Task instructions> Leave out every picture, then transcribe the rest of the listing exactly.

Records from a data collection:

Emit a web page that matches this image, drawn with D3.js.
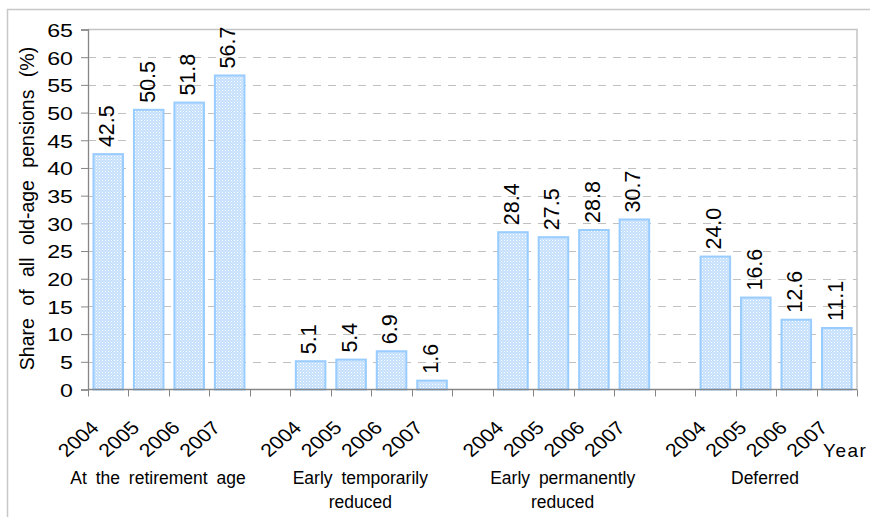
<!DOCTYPE html>
<html>
<head>
<meta charset="utf-8">
<script src="https://cdn.jsdelivr.net/npm/d3@7"></script>
<style>
	body { margin: 0; background: #fff; }
	svg { display: block; font-family: "Liberation Sans", Arial, sans-serif; }
</style>
</head>
<body>
<div class="c-svg"></div>
<script>
//DATA
//-------------------------------------------------------------------------

const years = ["2004", "2005", "2006", "2007"];
const groupLines = [
	["At the retirement age"],
	["Early temporarily", "reduced"],
	["Early permanently", "reduced"],
	["Deferred"]
];
const atRetirementAge = [42.5, 50.5, 51.8, 56.7];
const earlyTemporarilyReduced = [5.1, 5.4, 6.9, 1.6];
const earlyPermanentlyReduced = [28.4, 27.5, 28.8, 30.7];
const deferred = [24.0, 16.6, 12.6, 11.1];
const yTicks = [0, 5, 10, 15, 20, 25, 30, 35, 40, 45, 50, 55, 60, 65];
const yTitle = "Share of all old-age pensions (%)";
const xTitle = "Year";

const seriesByGroup = [atRetirementAge, earlyTemporarilyReduced, earlyPermanentlyReduced, deferred];


//INITIALISATION
//-------------------------------------------------------------------------

const opts = {
	width: 870,
	height: 517,
	plot: { left: 88, right: 857, top: 29.5, bottom: 389.5 }
};

//one slot per bar, plus an empty slot between groups
const slots = [];
const bars = [];
seriesByGroup.forEach((values, gi)=>{
	if (gi > 0) slots.push("gap" + gi);
	years.forEach((yr, i)=>{
		const key = gi + "-" + yr;
		slots.push(key);
		bars.push({ key: key, group: gi, year: yr, value: values[i] });
	});
});

const svg = d3.select(".c-svg")
	.append("svg")
	.attr("width", opts.width)
	.attr("height", opts.height);

//dotted fill like the original bars
const defs = svg.append("defs");
const pat = defs.append("pattern")
	.attr("id", "dots")
	.attr("patternUnits", "userSpaceOnUse")
	.attr("width", 3)
	.attr("height", 3);
pat.append("rect").attr("width", 3).attr("height", 3).attr("fill", "#c4e0fd");
pat.append("rect").attr("x", 0).attr("y", 0).attr("width", 1).attr("height", 1).attr("fill", "#ffffff");
pat.append("rect").attr("x", 1.5).attr("y", 1.5).attr("width", 1).attr("height", 1).attr("fill", "#eef6ff");

//outer chart frame
svg.append("rect")
	.attr("x", 7.5)
	.attr("y", 9.5)
	.attr("width", 880)
	.attr("height", 530)
	.attr("fill", "none")
	.attr("stroke", "#c8c8c8")
	.attr("stroke-width", 1.5);


//SCALES
//-------------------------------------------------------------------------

const x = d3.scaleBand()
	.domain(slots)
	.range([opts.plot.left, opts.plot.right])
	.paddingInner(0.27)
	.paddingOuter(0.135);

const y = d3.scaleLinear()
	.domain([0, 65])
	.range([opts.plot.bottom, opts.plot.top]);

const step = x.step();
const slotStart = (k)=>{ return x(k) - x.paddingInner() * step / 2; };


//GRID + FRAME
//-------------------------------------------------------------------------

svg.append("g")
	.selectAll("line")
	.data(yTicks.filter((t)=>{ return t > 0 && t < 65; }))
	.join("line")
	.attr("x1", opts.plot.left)
	.attr("x2", opts.plot.right)
	.attr("y1", (d)=>{ return Math.round(y(d)) + 0.5; })
	.attr("y2", (d)=>{ return Math.round(y(d)) + 0.5; })
	.attr("stroke", "#c0c0c0")
	.attr("stroke-dasharray", "8,7");

svg.append("path")
	.attr("d", `M${opts.plot.left},${opts.plot.top}H${opts.plot.right}V${opts.plot.bottom}`)
	.attr("fill", "none")
	.attr("stroke", "#c4c4c4")
	.attr("stroke-width", 1.5);


//BARS
//-------------------------------------------------------------------------

svg.append("g")
	.selectAll("rect")
	.data(bars)
	.join("rect")
	.attr("x", (d)=>{ return x(d.key); })
	.attr("width", x.bandwidth())
	.attr("y", (d)=>{ return y(d.value); })
	.attr("height", (d)=>{ return y(0) - y(d.value); })
	.attr("fill", "url(#dots)")
	.attr("stroke", "#99ccff")
	.attr("stroke-width", 2);

//value labels
svg.append("g")
	.selectAll("text")
	.data(bars)
	.join("text")
	.attr("transform", (d)=>{ return `translate(${x(d.key) + x.bandwidth() / 2} ${y(d.value) - 7}) rotate(-90)`; })
	.attr("dy", "0.27em")
	.attr("font-size", 21.5)
	.attr("fill", "#000")
	.text((d)=>{ return d.value.toFixed(1); });


//AXES
//-------------------------------------------------------------------------

const yAxis = d3.axisLeft(y)
	.tickValues(yTicks)
	.tickSize(7)
	.tickFormat(d3.format("d"));

const gy = svg.append("g")
	.attr("transform", `translate(${opts.plot.left} 0)`)
	.call(yAxis);
gy.select(".domain").attr("stroke", "#868686").attr("stroke-width", 1.3);
gy.selectAll(".tick line").attr("stroke", "#868686");
gy.selectAll(".tick text")
	.attr("font-family", null)
	.attr("font-size", 19)
	.attr("fill", "#000")
	.attr("x", -15 / 1.22)
	.attr("dy", "0.36em")
	.attr("transform", "scale(1.22 1)");

//bottom axis line and slot ticks
const bounds = slots.map(slotStart).concat([opts.plot.right]);
const gx = svg.append("g");
gx.append("line")
	.attr("x1", opts.plot.left)
	.attr("x2", opts.plot.right)
	.attr("y1", opts.plot.bottom)
	.attr("y2", opts.plot.bottom)
	.attr("stroke", "#868686")
	.attr("stroke-width", 1.3);
gx.selectAll(".slot-tick")
	.data(bounds)
	.join("line")
	.attr("class", "slot-tick")
	.attr("x1", (d)=>{ return Math.round(d) + 0.5; })
	.attr("x2", (d)=>{ return Math.round(d) + 0.5; })
	.attr("y1", opts.plot.bottom)
	.attr("y2", opts.plot.bottom + 7)
	.attr("stroke", "#868686");

//year labels, rotated
gx.selectAll(".year")
	.data(bars)
	.join("text")
	.attr("class", "year")
	.attr("text-anchor", "end")
	.attr("font-size", 18.5)
	.attr("transform", (d)=>{ return `translate(${x(d.key) + x.bandwidth() / 2 - 8} 429) scale(1.15 1) rotate(-45)`; })
	.text((d)=>{ return d.year; });

//group labels
const groupCenter = (gi)=>{
	const first = x(gi + "-" + years[0]);
	const last = x(gi + "-" + years[years.length - 1]) + x.bandwidth();
	return (first + last) / 2 - 11;
};

const gl = svg.append("g")
	.selectAll("text")
	.data(groupLines)
	.join("text")
	.attr("text-anchor", "middle")
	.attr("font-size", 17.5)
	.attr("word-spacing", 4)
	.attr("x", (d, i)=>{ return groupCenter(i); })
	.attr("y", 484);

gl.selectAll("tspan")
	.data((d)=>{ return d; })
	.join("tspan")
	.attr("x", function(){ return this.parentNode.getAttribute("x"); })
	.attr("dy", (d, i)=>{ return i === 0 ? 0 : 24; })
	.text((d)=>{ return d; });

//axis titles
svg.append("text")
	.attr("x", 823)
	.attr("y", 457)
	.attr("font-size", 19)
	.attr("letter-spacing", 1.5)
	.text(xTitle);

svg.append("text")
	.attr("transform", `translate(34 ${(opts.plot.top + opts.plot.bottom) / 2 - 1}) rotate(-90)`)
	.attr("text-anchor", "middle")
	.attr("font-size", 19.5)
	.attr("word-spacing", 7)
	.text(yTitle);
</script>
</body>
</html>
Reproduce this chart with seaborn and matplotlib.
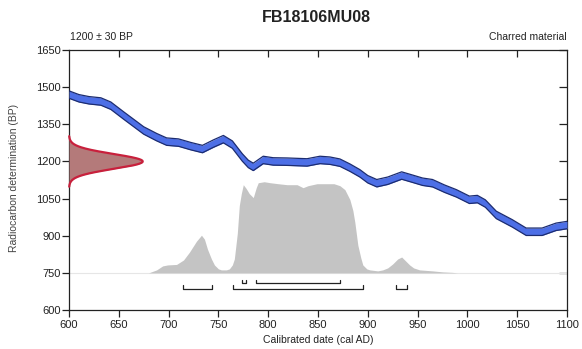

Output below>
Emit a web page that matches this image, drawn with D3.js.
<!DOCTYPE html>
<html>
<head>
<meta charset="utf-8">
<script src="https://cdn.jsdelivr.net/npm/d3@7"></script>
<style>
	body { margin: 0; background: #fff; }
	svg { display: block; font-family: "Liberation Sans", Arial, sans-serif; }
</style>
</head>
<body>
<div class="c-svg"></div>
<script>
//DATA
//-------------------------------------------------------------------------

const years = ["2004", "2005", "2006", "2007"];
const groupLines = [
	["At the retirement age"],
	["Early temporarily", "reduced"],
	["Early permanently", "reduced"],
	["Deferred"]
];
const atRetirementAge = [42.5, 50.5, 51.8, 56.7];
const earlyTemporarilyReduced = [5.1, 5.4, 6.9, 1.6];
const earlyPermanentlyReduced = [28.4, 27.5, 28.8, 30.7];
const deferred = [24.0, 16.6, 12.6, 11.1];
const yTicks = [0, 5, 10, 15, 20, 25, 30, 35, 40, 45, 50, 55, 60, 65];
const yTitle = "Share of all old-age pensions (%)";
const xTitle = "Year";

const seriesByGroup = [atRetirementAge, earlyTemporarilyReduced, earlyPermanentlyReduced, deferred];


//INITIALISATION
//-------------------------------------------------------------------------

const opts = {
	width: 870,
	height: 517,
	plot: { left: 88, right: 857, top: 29.5, bottom: 389.5 }
};

//one slot per bar, plus an empty slot between groups
const slots = [];
const bars = [];
seriesByGroup.forEach((values, gi)=>{
	if (gi > 0) slots.push("gap" + gi);
	years.forEach((yr, i)=>{
		const key = gi + "-" + yr;
		slots.push(key);
		bars.push({ key: key, group: gi, year: yr, value: values[i] });
	});
});

const svg = d3.select(".c-svg")
	.append("svg")
	.attr("width", opts.width)
	.attr("height", opts.height);

//dotted fill like the original bars
const defs = svg.append("defs");
const pat = defs.append("pattern")
	.attr("id", "dots")
	.attr("patternUnits", "userSpaceOnUse")
	.attr("width", 3)
	.attr("height", 3);
pat.append("rect").attr("width", 3).attr("height", 3).attr("fill", "#c4e0fd");
pat.append("rect").attr("x", 0).attr("y", 0).attr("width", 1).attr("height", 1).attr("fill", "#ffffff");
pat.append("rect").attr("x", 1.5).attr("y", 1.5).attr("width", 1).attr("height", 1).attr("fill", "#eef6ff");

//outer chart frame
svg.append("rect")
	.attr("x", 7.5)
	.attr("y", 9.5)
	.attr("width", 880)
	.attr("height", 530)
	.attr("fill", "none")
	.attr("stroke", "#c8c8c8")
	.attr("stroke-width", 1.5);


//SCALES
//-------------------------------------------------------------------------

const x = d3.scaleBand()
	.domain(slots)
	.range([opts.plot.left, opts.plot.right])
	.paddingInner(0.27)
	.paddingOuter(0.135);

const y = d3.scaleLinear()
	.domain([0, 65])
	.range([opts.plot.bottom, opts.plot.top]);

const step = x.step();
const slotStart = (k)=>{ return x(k) - x.paddingInner() * step / 2; };


//GRID + FRAME
//-------------------------------------------------------------------------

svg.append("g")
	.selectAll("line")
	.data(yTicks.filter((t)=>{ return t > 0 && t < 65; }))
	.join("line")
	.attr("x1", opts.plot.left)
	.attr("x2", opts.plot.right)
	.attr("y1", (d)=>{ return Math.round(y(d)) + 0.5; })
	.attr("y2", (d)=>{ return Math.round(y(d)) + 0.5; })
	.attr("stroke", "#c0c0c0")
	.attr("stroke-dasharray", "8,7");

svg.append("path")
	.attr("d", `M${opts.plot.left},${opts.plot.top}H${opts.plot.right}V${opts.plot.bottom}`)
	.attr("fill", "none")
	.attr("stroke", "#c4c4c4")
	.attr("stroke-width", 1.5);


//BARS
//-------------------------------------------------------------------------

svg.append("g")
	.selectAll("rect")
	.data(bars)
	.join("rect")
	.attr("x", (d)=>{ return x(d.key); })
	.attr("width", x.bandwidth())
	.attr("y", (d)=>{ return y(d.value); })
	.attr("height", (d)=>{ return y(0) - y(d.value); })
	.attr("fill", "url(#dots)")
	.attr("stroke", "#99ccff")
	.attr("stroke-width", 2);

//value labels
svg.append("g")
	.selectAll("text")
	.data(bars)
	.join("text")
	.attr("transform", (d)=>{ return `translate(${x(d.key) + x.bandwidth() / 2} ${y(d.value) - 7}) rotate(-90)`; })
	.attr("dy", "0.27em")
	.attr("font-size", 21.5)
	.attr("fill", "#000")
	.text((d)=>{ return d.value.toFixed(1); });


//AXES
//-------------------------------------------------------------------------

const yAxis = d3.axisLeft(y)
	.tickValues(yTicks)
	.tickSize(7)
	.tickFormat(d3.format("d"));

const gy = svg.append("g")
	.attr("transform", `translate(${opts.plot.left} 0)`)
	.call(yAxis);
gy.select(".domain").attr("stroke", "#868686").attr("stroke-width", 1.3);
gy.selectAll(".tick line").attr("stroke", "#868686");
gy.selectAll(".tick text")
	.attr("font-family", null)
	.attr("font-size", 19)
	.attr("fill", "#000")
	.attr("x", -15 / 1.22)
	.attr("dy", "0.36em")
	.attr("transform", "scale(1.22 1)");

//bottom axis line and slot ticks
const bounds = slots.map(slotStart).concat([opts.plot.right]);
const gx = svg.append("g");
gx.append("line")
	.attr("x1", opts.plot.left)
	.attr("x2", opts.plot.right)
	.attr("y1", opts.plot.bottom)
	.attr("y2", opts.plot.bottom)
	.attr("stroke", "#868686")
	.attr("stroke-width", 1.3);
gx.selectAll(".slot-tick")
	.data(bounds)
	.join("line")
	.attr("class", "slot-tick")
	.attr("x1", (d)=>{ return Math.round(d) + 0.5; })
	.attr("x2", (d)=>{ return Math.round(d) + 0.5; })
	.attr("y1", opts.plot.bottom)
	.attr("y2", opts.plot.bottom + 7)
	.attr("stroke", "#868686");

//year labels, rotated
gx.selectAll(".year")
	.data(bars)
	.join("text")
	.attr("class", "year")
	.attr("text-anchor", "end")
	.attr("font-size", 18.5)
	.attr("transform", (d)=>{ return `translate(${x(d.key) + x.bandwidth() / 2 - 8} 429) scale(1.15 1) rotate(-45)`; })
	.text((d)=>{ return d.year; });

//group labels
const groupCenter = (gi)=>{
	const first = x(gi + "-" + years[0]);
	const last = x(gi + "-" + years[years.length - 1]) + x.bandwidth();
	return (first + last) / 2 - 11;
};

const gl = svg.append("g")
	.selectAll("text")
	.data(groupLines)
	.join("text")
	.attr("text-anchor", "middle")
	.attr("font-size", 17.5)
	.attr("word-spacing", 4)
	.attr("x", (d, i)=>{ return groupCenter(i); })
	.attr("y", 484);

gl.selectAll("tspan")
	.data((d)=>{ return d; })
	.join("tspan")
	.attr("x", function(){ return this.parentNode.getAttribute("x"); })
	.attr("dy", (d, i)=>{ return i === 0 ? 0 : 24; })
	.text((d)=>{ return d; });

//axis titles
svg.append("text")
	.attr("x", 823)
	.attr("y", 457)
	.attr("font-size", 19)
	.attr("letter-spacing", 1.5)
	.text(xTitle);

svg.append("text")
	.attr("transform", `translate(34 ${(opts.plot.top + opts.plot.bottom) / 2 - 1}) rotate(-90)`)
	.attr("text-anchor", "middle")
	.attr("font-size", 19.5)
	.attr("word-spacing", 7)
	.text(yTitle);
</script>
</body>
</html>
Reproduce this chart with seaborn and matplotlib.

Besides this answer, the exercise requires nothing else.